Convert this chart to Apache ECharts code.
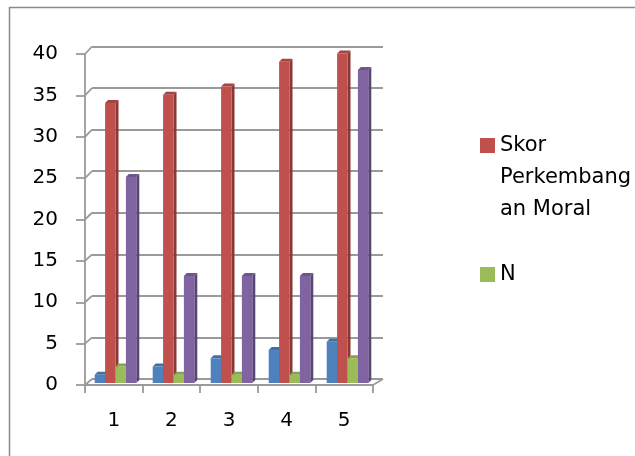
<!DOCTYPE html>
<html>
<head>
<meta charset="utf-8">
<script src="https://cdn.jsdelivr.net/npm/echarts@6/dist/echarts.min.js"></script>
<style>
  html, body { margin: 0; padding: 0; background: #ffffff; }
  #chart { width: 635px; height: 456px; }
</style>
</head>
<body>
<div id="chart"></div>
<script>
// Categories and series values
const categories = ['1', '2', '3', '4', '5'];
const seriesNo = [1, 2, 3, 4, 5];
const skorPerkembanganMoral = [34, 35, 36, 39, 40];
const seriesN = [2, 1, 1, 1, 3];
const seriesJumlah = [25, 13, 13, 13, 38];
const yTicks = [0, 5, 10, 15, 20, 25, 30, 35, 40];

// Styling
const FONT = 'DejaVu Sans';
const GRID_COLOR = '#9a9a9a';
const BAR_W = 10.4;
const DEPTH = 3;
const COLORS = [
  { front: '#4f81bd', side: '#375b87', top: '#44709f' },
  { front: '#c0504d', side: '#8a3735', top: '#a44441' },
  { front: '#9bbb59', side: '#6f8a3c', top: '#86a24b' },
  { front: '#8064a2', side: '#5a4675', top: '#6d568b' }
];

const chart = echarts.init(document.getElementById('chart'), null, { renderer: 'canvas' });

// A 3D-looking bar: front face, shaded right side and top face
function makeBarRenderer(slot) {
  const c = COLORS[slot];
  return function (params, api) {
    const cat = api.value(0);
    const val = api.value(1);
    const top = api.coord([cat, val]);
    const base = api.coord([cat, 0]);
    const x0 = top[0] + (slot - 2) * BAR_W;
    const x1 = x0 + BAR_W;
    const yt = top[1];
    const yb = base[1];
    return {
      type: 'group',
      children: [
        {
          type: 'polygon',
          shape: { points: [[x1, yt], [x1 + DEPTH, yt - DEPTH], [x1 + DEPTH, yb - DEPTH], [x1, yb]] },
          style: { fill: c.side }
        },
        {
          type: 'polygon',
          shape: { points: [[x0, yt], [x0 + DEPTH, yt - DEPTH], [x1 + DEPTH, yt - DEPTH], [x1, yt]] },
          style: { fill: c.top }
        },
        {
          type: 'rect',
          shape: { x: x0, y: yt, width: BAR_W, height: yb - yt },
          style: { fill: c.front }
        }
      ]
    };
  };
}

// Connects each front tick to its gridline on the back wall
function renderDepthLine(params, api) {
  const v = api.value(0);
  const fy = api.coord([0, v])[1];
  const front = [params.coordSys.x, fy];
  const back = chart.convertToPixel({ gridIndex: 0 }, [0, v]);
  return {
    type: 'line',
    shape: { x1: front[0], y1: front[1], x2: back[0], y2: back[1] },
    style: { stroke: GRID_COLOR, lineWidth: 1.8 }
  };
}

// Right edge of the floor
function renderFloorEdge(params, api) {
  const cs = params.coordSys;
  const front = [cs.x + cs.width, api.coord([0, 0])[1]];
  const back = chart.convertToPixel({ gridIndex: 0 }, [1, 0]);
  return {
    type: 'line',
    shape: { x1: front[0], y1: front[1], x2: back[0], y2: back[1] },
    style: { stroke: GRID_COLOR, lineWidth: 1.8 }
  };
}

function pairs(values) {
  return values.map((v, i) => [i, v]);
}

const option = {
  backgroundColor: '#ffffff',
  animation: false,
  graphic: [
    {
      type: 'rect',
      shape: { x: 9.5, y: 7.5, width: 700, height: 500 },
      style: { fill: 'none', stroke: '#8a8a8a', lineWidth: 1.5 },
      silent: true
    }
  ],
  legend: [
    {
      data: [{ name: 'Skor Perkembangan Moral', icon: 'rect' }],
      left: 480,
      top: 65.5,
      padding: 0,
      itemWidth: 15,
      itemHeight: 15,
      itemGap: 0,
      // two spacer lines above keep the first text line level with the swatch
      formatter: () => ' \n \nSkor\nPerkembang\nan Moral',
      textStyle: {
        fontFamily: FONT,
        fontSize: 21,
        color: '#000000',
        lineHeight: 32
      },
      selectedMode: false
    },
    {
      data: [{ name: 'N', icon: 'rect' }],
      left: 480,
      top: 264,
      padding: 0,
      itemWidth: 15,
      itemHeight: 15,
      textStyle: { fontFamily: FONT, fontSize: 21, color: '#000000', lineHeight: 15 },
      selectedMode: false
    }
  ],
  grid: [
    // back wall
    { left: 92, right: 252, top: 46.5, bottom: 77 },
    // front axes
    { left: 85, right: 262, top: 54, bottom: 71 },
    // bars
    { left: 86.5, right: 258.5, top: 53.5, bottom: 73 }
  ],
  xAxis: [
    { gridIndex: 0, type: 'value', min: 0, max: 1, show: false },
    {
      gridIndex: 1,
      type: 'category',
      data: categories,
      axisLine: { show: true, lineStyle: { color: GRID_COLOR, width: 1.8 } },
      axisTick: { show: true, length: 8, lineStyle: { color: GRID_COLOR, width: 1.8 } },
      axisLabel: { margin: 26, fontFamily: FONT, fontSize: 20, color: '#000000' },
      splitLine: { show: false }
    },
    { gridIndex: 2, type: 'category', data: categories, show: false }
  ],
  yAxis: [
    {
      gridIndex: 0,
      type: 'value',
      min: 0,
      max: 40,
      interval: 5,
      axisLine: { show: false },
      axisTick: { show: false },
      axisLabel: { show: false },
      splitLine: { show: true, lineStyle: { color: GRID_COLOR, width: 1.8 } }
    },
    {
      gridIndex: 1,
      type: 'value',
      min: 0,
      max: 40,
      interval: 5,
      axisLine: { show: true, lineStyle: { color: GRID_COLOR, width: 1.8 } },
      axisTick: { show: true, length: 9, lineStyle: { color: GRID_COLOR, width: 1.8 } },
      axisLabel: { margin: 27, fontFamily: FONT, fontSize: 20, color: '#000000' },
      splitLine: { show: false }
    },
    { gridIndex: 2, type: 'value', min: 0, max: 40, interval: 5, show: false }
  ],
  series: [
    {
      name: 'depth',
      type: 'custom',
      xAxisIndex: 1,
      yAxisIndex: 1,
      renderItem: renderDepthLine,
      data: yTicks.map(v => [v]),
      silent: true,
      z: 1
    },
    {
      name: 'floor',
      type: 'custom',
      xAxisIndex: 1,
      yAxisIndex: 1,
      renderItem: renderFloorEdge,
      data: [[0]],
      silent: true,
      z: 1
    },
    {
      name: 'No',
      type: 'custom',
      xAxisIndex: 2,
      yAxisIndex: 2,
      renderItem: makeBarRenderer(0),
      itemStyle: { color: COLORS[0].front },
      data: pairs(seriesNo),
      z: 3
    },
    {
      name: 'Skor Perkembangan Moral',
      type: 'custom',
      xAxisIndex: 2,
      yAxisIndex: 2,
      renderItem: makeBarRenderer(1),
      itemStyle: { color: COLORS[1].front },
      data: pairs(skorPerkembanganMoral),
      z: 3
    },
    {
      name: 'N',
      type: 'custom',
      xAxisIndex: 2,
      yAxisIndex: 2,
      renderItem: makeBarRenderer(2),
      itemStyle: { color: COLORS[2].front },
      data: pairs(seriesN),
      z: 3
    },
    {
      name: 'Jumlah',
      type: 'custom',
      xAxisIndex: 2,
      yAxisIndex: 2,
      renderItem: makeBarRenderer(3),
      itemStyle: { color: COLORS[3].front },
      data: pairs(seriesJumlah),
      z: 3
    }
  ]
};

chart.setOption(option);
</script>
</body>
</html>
::::::::::
**EXERCISE OBJECTIVE:**
Go through the listing above and write it out again exactly, dropping the pictures.

**ANSWER TO THIS PROBLEM:**
Convert this chart to Apache ECharts code.
<!DOCTYPE html>
<html>
<head>
<meta charset="utf-8">
<script src="https://cdn.jsdelivr.net/npm/echarts@6/dist/echarts.min.js"></script>
<style>
  html, body { margin: 0; padding: 0; background: #ffffff; }
  #chart { width: 635px; height: 456px; }
</style>
</head>
<body>
<div id="chart"></div>
<script>
// Categories and series values
const categories = ['1', '2', '3', '4', '5'];
const seriesNo = [1, 2, 3, 4, 5];
const skorPerkembanganMoral = [34, 35, 36, 39, 40];
const seriesN = [2, 1, 1, 1, 3];
const seriesJumlah = [25, 13, 13, 13, 38];
const yTicks = [0, 5, 10, 15, 20, 25, 30, 35, 40];

// Styling
const FONT = 'DejaVu Sans';
const GRID_COLOR = '#9a9a9a';
const BAR_W = 10.4;
const DEPTH = 3;
const COLORS = [
  { front: '#4f81bd', side: '#375b87', top: '#44709f' },
  { front: '#c0504d', side: '#8a3735', top: '#a44441' },
  { front: '#9bbb59', side: '#6f8a3c', top: '#86a24b' },
  { front: '#8064a2', side: '#5a4675', top: '#6d568b' }
];

const chart = echarts.init(document.getElementById('chart'), null, { renderer: 'canvas' });

// A 3D-looking bar: front face, shaded right side and top face
function makeBarRenderer(slot) {
  const c = COLORS[slot];
  return function (params, api) {
    const cat = api.value(0);
    const val = api.value(1);
    const top = api.coord([cat, val]);
    const base = api.coord([cat, 0]);
    const x0 = top[0] + (slot - 2) * BAR_W;
    const x1 = x0 + BAR_W;
    const yt = top[1];
    const yb = base[1];
    return {
      type: 'group',
      children: [
        {
          type: 'polygon',
          shape: { points: [[x1, yt], [x1 + DEPTH, yt - DEPTH], [x1 + DEPTH, yb - DEPTH], [x1, yb]] },
          style: { fill: c.side }
        },
        {
          type: 'polygon',
          shape: { points: [[x0, yt], [x0 + DEPTH, yt - DEPTH], [x1 + DEPTH, yt - DEPTH], [x1, yt]] },
          style: { fill: c.top }
        },
        {
          type: 'rect',
          shape: { x: x0, y: yt, width: BAR_W, height: yb - yt },
          style: { fill: c.front }
        }
      ]
    };
  };
}

// Connects each front tick to its gridline on the back wall
function renderDepthLine(params, api) {
  const v = api.value(0);
  const fy = api.coord([0, v])[1];
  const front = [params.coordSys.x, fy];
  const back = chart.convertToPixel({ gridIndex: 0 }, [0, v]);
  return {
    type: 'line',
    shape: { x1: front[0], y1: front[1], x2: back[0], y2: back[1] },
    style: { stroke: GRID_COLOR, lineWidth: 1.8 }
  };
}

// Right edge of the floor
function renderFloorEdge(params, api) {
  const cs = params.coordSys;
  const front = [cs.x + cs.width, api.coord([0, 0])[1]];
  const back = chart.convertToPixel({ gridIndex: 0 }, [1, 0]);
  return {
    type: 'line',
    shape: { x1: front[0], y1: front[1], x2: back[0], y2: back[1] },
    style: { stroke: GRID_COLOR, lineWidth: 1.8 }
  };
}

function pairs(values) {
  return values.map((v, i) => [i, v]);
}

const option = {
  backgroundColor: '#ffffff',
  animation: false,
  graphic: [
    {
      type: 'rect',
      shape: { x: 9.5, y: 7.5, width: 700, height: 500 },
      style: { fill: 'none', stroke: '#8a8a8a', lineWidth: 1.5 },
      silent: true
    }
  ],
  legend: [
    {
      data: [{ name: 'Skor Perkembangan Moral', icon: 'rect' }],
      left: 480,
      top: 65.5,
      padding: 0,
      itemWidth: 15,
      itemHeight: 15,
      itemGap: 0,
      // two spacer lines above keep the first text line level with the swatch
      formatter: () => ' \n \nSkor\nPerkembang\nan Moral',
      textStyle: {
        fontFamily: FONT,
        fontSize: 21,
        color: '#000000',
        lineHeight: 32
      },
      selectedMode: false
    },
    {
      data: [{ name: 'N', icon: 'rect' }],
      left: 480,
      top: 264,
      padding: 0,
      itemWidth: 15,
      itemHeight: 15,
      textStyle: { fontFamily: FONT, fontSize: 21, color: '#000000', lineHeight: 15 },
      selectedMode: false
    }
  ],
  grid: [
    // back wall
    { left: 92, right: 252, top: 46.5, bottom: 77 },
    // front axes
    { left: 85, right: 262, top: 54, bottom: 71 },
    // bars
    { left: 86.5, right: 258.5, top: 53.5, bottom: 73 }
  ],
  xAxis: [
    { gridIndex: 0, type: 'value', min: 0, max: 1, show: false },
    {
      gridIndex: 1,
      type: 'category',
      data: categories,
      axisLine: { show: true, lineStyle: { color: GRID_COLOR, width: 1.8 } },
      axisTick: { show: true, length: 8, lineStyle: { color: GRID_COLOR, width: 1.8 } },
      axisLabel: { margin: 26, fontFamily: FONT, fontSize: 20, color: '#000000' },
      splitLine: { show: false }
    },
    { gridIndex: 2, type: 'category', data: categories, show: false }
  ],
  yAxis: [
    {
      gridIndex: 0,
      type: 'value',
      min: 0,
      max: 40,
      interval: 5,
      axisLine: { show: false },
      axisTick: { show: false },
      axisLabel: { show: false },
      splitLine: { show: true, lineStyle: { color: GRID_COLOR, width: 1.8 } }
    },
    {
      gridIndex: 1,
      type: 'value',
      min: 0,
      max: 40,
      interval: 5,
      axisLine: { show: true, lineStyle: { color: GRID_COLOR, width: 1.8 } },
      axisTick: { show: true, length: 9, lineStyle: { color: GRID_COLOR, width: 1.8 } },
      axisLabel: { margin: 27, fontFamily: FONT, fontSize: 20, color: '#000000' },
      splitLine: { show: false }
    },
    { gridIndex: 2, type: 'value', min: 0, max: 40, interval: 5, show: false }
  ],
  series: [
    {
      name: 'depth',
      type: 'custom',
      xAxisIndex: 1,
      yAxisIndex: 1,
      renderItem: renderDepthLine,
      data: yTicks.map(v => [v]),
      silent: true,
      z: 1
    },
    {
      name: 'floor',
      type: 'custom',
      xAxisIndex: 1,
      yAxisIndex: 1,
      renderItem: renderFloorEdge,
      data: [[0]],
      silent: true,
      z: 1
    },
    {
      name: 'No',
      type: 'custom',
      xAxisIndex: 2,
      yAxisIndex: 2,
      renderItem: makeBarRenderer(0),
      itemStyle: { color: COLORS[0].front },
      data: pairs(seriesNo),
      z: 3
    },
    {
      name: 'Skor Perkembangan Moral',
      type: 'custom',
      xAxisIndex: 2,
      yAxisIndex: 2,
      renderItem: makeBarRenderer(1),
      itemStyle: { color: COLORS[1].front },
      data: pairs(skorPerkembanganMoral),
      z: 3
    },
    {
      name: 'N',
      type: 'custom',
      xAxisIndex: 2,
      yAxisIndex: 2,
      renderItem: makeBarRenderer(2),
      itemStyle: { color: COLORS[2].front },
      data: pairs(seriesN),
      z: 3
    },
    {
      name: 'Jumlah',
      type: 'custom',
      xAxisIndex: 2,
      yAxisIndex: 2,
      renderItem: makeBarRenderer(3),
      itemStyle: { color: COLORS[3].front },
      data: pairs(seriesJumlah),
      z: 3
    }
  ]
};

chart.setOption(option);
</script>
</body>
</html>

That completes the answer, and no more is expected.